* start Extracted entries *
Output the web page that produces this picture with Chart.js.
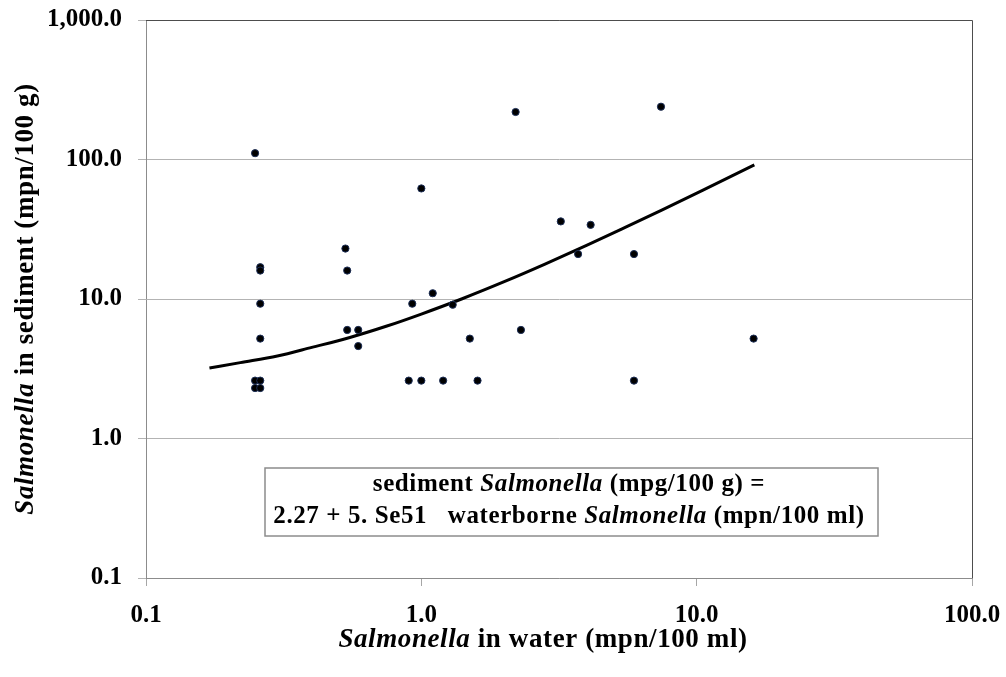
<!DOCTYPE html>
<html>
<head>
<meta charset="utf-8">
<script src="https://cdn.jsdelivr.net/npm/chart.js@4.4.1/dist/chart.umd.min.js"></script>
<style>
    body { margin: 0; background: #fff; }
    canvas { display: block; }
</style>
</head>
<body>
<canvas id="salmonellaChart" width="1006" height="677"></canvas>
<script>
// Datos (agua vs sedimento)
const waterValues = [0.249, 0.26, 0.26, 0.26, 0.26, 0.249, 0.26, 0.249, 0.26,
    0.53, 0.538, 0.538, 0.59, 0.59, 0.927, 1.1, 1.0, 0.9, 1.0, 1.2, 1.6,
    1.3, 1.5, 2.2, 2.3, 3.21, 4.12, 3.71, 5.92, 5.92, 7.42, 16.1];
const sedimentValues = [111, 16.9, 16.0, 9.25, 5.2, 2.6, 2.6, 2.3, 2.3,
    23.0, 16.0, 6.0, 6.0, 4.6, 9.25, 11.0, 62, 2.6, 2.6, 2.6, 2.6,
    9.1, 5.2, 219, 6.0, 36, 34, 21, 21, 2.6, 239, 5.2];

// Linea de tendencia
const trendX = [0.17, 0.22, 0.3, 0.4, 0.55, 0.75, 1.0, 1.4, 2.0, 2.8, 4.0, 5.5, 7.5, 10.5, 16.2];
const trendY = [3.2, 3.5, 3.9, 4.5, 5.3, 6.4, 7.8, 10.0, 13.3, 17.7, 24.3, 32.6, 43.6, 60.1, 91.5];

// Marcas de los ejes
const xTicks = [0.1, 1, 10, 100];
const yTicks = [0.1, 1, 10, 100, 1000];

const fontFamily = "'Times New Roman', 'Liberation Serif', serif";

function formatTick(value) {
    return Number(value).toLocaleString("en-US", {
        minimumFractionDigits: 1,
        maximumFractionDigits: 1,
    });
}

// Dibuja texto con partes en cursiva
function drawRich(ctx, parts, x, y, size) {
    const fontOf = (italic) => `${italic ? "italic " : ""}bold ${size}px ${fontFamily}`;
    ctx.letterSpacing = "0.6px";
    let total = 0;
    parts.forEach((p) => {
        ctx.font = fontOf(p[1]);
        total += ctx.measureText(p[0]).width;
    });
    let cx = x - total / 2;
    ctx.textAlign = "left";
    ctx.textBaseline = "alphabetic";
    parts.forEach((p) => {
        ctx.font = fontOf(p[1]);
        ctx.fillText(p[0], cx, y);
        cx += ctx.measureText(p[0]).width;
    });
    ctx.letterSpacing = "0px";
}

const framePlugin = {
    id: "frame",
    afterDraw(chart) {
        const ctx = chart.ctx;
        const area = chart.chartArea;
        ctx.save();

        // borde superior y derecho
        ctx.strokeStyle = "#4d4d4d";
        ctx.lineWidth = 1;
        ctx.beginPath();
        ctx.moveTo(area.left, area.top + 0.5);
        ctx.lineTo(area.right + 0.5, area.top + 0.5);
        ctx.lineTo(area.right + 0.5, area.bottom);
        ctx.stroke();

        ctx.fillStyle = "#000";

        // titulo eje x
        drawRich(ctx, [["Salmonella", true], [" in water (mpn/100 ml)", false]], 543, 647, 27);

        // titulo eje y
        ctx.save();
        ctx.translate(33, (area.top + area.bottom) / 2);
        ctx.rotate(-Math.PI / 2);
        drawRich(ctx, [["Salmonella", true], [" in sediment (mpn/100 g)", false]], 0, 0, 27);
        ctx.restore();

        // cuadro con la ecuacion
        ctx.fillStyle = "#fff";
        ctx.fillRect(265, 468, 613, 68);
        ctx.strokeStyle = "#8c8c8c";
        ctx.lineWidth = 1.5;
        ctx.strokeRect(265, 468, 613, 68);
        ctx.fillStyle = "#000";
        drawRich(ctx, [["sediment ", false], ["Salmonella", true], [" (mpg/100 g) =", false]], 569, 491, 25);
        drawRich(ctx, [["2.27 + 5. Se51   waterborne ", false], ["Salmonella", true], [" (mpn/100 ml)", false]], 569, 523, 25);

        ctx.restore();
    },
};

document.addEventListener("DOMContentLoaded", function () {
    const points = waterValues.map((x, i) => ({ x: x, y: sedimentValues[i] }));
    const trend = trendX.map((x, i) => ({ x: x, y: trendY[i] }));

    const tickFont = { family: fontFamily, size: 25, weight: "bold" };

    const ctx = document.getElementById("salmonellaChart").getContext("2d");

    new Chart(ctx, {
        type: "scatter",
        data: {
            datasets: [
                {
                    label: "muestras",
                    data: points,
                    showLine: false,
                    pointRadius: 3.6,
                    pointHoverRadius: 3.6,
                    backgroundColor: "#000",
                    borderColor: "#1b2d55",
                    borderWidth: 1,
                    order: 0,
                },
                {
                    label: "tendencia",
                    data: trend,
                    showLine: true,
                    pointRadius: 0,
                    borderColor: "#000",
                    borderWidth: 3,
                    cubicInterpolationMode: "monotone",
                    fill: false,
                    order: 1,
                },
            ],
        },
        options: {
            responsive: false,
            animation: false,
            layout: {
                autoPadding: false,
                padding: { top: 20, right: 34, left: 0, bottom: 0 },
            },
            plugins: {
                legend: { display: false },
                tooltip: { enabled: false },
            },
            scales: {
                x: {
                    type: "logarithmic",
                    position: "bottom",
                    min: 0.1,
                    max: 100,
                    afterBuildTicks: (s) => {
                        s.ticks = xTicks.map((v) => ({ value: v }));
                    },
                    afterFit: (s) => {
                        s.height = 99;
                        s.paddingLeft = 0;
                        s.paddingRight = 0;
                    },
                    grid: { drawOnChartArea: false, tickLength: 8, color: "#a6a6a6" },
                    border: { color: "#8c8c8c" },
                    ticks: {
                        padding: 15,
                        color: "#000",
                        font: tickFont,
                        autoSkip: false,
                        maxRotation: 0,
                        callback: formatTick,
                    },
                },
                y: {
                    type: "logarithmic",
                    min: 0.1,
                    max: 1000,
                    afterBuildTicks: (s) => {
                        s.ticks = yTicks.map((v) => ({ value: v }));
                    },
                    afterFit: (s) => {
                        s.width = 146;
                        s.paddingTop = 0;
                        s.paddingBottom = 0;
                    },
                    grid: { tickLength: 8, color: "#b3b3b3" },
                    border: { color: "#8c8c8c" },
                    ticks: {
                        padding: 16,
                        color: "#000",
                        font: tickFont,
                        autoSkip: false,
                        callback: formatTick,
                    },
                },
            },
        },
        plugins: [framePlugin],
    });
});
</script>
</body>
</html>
* end Extracted entries *
* start Extracted entries *
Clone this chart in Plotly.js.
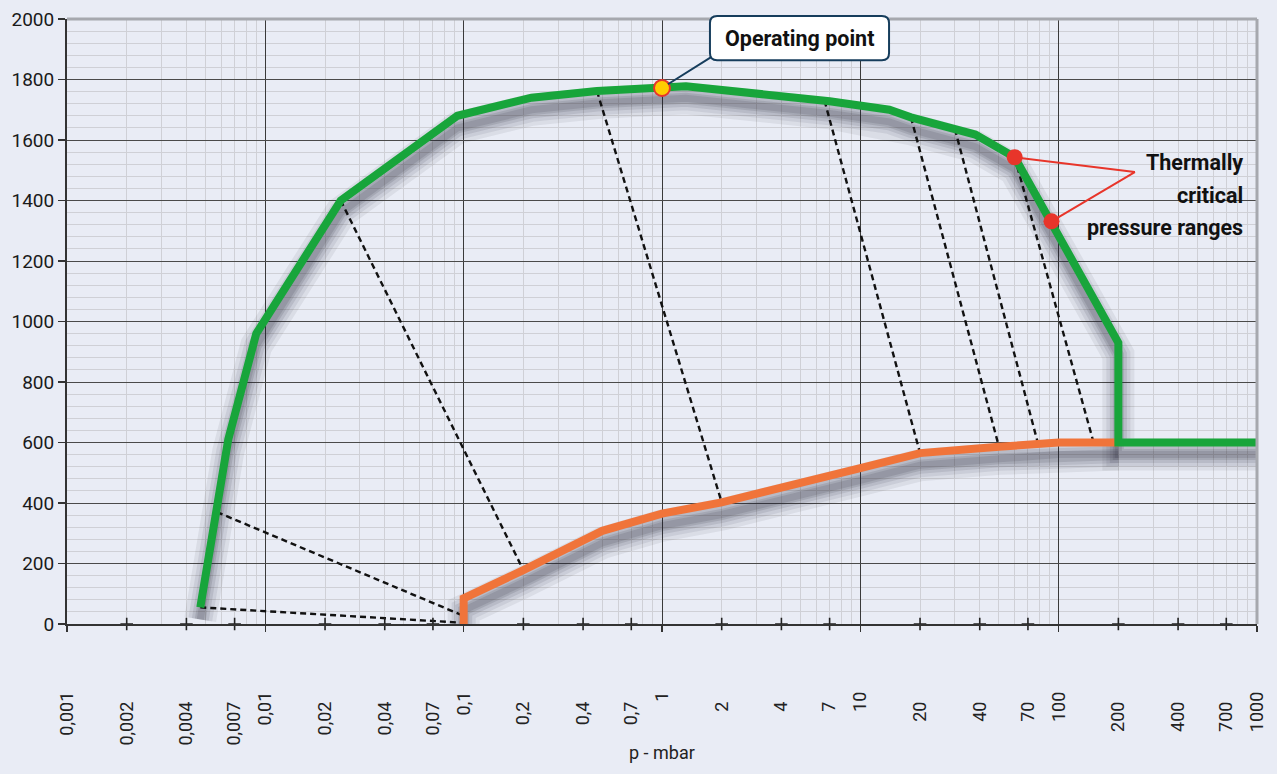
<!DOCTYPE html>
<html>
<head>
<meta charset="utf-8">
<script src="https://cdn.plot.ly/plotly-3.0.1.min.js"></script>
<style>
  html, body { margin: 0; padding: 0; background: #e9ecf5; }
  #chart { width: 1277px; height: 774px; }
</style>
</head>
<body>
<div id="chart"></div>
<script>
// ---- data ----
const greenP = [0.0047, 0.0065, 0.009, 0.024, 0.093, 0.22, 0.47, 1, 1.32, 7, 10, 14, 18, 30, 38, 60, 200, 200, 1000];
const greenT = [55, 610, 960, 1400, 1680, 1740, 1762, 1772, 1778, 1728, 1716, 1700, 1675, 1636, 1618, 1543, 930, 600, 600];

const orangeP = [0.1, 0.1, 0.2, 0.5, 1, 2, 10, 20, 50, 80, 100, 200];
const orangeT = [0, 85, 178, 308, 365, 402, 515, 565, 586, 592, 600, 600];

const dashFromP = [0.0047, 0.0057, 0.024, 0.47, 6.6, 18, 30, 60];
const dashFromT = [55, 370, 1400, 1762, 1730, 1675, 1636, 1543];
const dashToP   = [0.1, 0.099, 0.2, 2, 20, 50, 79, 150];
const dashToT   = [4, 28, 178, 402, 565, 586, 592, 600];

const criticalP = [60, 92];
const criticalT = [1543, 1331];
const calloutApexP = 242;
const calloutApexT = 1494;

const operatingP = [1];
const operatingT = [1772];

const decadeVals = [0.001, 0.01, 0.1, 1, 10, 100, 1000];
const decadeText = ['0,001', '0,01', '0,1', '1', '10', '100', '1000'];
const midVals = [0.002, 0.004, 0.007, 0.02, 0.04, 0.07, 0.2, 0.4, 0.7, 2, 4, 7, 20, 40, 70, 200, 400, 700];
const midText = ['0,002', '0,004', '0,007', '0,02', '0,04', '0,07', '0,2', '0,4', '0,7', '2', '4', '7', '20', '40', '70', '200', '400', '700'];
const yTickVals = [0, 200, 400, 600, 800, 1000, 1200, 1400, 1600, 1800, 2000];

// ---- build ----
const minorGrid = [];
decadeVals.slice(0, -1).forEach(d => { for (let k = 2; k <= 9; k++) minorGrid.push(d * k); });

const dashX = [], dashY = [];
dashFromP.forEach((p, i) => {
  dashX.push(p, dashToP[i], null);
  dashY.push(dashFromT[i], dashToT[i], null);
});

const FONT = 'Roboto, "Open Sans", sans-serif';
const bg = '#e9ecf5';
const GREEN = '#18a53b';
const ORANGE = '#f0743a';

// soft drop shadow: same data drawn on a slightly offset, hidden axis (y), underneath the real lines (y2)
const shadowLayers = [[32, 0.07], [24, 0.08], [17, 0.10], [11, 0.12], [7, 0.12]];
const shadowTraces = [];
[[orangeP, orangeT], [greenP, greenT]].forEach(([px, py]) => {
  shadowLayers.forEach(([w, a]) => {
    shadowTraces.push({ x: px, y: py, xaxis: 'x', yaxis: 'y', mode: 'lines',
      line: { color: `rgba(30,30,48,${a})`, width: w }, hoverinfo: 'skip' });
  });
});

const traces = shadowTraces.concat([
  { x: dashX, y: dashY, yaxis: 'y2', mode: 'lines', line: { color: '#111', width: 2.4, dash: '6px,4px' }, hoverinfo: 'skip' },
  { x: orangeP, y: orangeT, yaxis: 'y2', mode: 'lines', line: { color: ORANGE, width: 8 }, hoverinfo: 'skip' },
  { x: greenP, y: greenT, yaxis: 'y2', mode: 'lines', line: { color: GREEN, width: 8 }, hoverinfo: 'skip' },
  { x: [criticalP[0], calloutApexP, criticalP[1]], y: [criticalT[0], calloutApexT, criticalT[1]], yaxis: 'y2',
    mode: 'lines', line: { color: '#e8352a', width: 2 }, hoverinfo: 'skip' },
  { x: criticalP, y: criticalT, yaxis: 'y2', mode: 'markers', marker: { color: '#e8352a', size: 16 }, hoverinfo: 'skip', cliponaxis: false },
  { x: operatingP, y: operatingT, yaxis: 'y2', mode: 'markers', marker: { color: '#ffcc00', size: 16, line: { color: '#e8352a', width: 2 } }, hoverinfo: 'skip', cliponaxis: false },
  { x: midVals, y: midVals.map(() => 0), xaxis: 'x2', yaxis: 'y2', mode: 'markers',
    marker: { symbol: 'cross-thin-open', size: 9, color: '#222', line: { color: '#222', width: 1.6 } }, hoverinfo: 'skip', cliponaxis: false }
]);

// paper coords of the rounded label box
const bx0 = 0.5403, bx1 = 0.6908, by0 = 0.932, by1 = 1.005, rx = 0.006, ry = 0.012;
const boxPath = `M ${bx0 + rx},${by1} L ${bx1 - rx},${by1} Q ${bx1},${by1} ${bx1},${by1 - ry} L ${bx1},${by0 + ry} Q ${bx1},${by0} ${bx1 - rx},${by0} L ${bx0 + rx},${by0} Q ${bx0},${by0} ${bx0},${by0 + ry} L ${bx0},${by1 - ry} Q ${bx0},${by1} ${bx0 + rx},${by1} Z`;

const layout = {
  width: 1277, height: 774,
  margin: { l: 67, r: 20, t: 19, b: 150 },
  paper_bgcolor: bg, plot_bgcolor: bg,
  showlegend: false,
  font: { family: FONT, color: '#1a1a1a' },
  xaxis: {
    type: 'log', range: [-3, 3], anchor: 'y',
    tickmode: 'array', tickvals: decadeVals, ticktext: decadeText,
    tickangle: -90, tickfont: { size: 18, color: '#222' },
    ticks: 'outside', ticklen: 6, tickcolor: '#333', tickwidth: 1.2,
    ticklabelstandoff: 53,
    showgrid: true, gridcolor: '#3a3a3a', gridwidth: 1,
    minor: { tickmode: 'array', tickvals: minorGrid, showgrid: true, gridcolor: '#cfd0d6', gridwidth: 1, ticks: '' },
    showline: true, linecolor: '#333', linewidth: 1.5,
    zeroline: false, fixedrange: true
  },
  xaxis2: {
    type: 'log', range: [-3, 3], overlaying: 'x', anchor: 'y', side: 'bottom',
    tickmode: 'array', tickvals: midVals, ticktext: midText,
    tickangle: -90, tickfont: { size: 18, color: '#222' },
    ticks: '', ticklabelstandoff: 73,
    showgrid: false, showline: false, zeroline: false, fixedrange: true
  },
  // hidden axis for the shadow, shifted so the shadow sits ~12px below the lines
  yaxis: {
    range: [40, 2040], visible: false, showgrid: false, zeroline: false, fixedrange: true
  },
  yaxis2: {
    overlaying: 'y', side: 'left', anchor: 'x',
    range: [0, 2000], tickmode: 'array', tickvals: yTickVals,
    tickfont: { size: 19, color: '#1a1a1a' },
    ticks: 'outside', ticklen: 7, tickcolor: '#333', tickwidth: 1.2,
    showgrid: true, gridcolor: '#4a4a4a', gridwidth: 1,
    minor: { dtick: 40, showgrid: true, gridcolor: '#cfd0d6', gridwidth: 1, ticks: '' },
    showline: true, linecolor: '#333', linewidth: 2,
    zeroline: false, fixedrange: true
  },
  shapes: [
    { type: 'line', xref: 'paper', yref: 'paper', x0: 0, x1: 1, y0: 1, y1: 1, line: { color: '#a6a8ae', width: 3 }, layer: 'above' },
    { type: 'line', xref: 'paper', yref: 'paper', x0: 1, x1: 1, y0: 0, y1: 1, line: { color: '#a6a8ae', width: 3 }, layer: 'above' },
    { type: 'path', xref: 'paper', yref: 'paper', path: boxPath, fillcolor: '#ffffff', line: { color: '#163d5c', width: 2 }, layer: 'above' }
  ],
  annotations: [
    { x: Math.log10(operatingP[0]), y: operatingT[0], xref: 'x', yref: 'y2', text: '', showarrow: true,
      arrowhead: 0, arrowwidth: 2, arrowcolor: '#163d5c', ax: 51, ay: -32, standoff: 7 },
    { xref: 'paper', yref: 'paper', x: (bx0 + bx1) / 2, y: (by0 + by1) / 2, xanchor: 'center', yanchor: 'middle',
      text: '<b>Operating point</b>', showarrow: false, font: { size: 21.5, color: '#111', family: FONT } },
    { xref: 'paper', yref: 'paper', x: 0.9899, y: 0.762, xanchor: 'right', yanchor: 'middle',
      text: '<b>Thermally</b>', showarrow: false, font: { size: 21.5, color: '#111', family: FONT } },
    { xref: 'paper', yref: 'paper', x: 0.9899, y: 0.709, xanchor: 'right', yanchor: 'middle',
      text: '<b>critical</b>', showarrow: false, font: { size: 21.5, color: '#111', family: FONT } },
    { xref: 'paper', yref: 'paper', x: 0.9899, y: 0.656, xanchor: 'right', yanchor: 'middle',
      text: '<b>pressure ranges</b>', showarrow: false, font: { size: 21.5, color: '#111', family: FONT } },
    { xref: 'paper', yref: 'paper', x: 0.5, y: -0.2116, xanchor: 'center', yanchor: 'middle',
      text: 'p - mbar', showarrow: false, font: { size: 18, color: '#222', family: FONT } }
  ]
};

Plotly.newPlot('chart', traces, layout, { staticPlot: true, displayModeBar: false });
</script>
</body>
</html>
* end Extracted entries *
**Problem description:**
In the entries above, find every line with the word "this" and list it.

**Complete answer:**
Output the web page that produces this picture with Chart.js.
Clone this chart in Plotly.js.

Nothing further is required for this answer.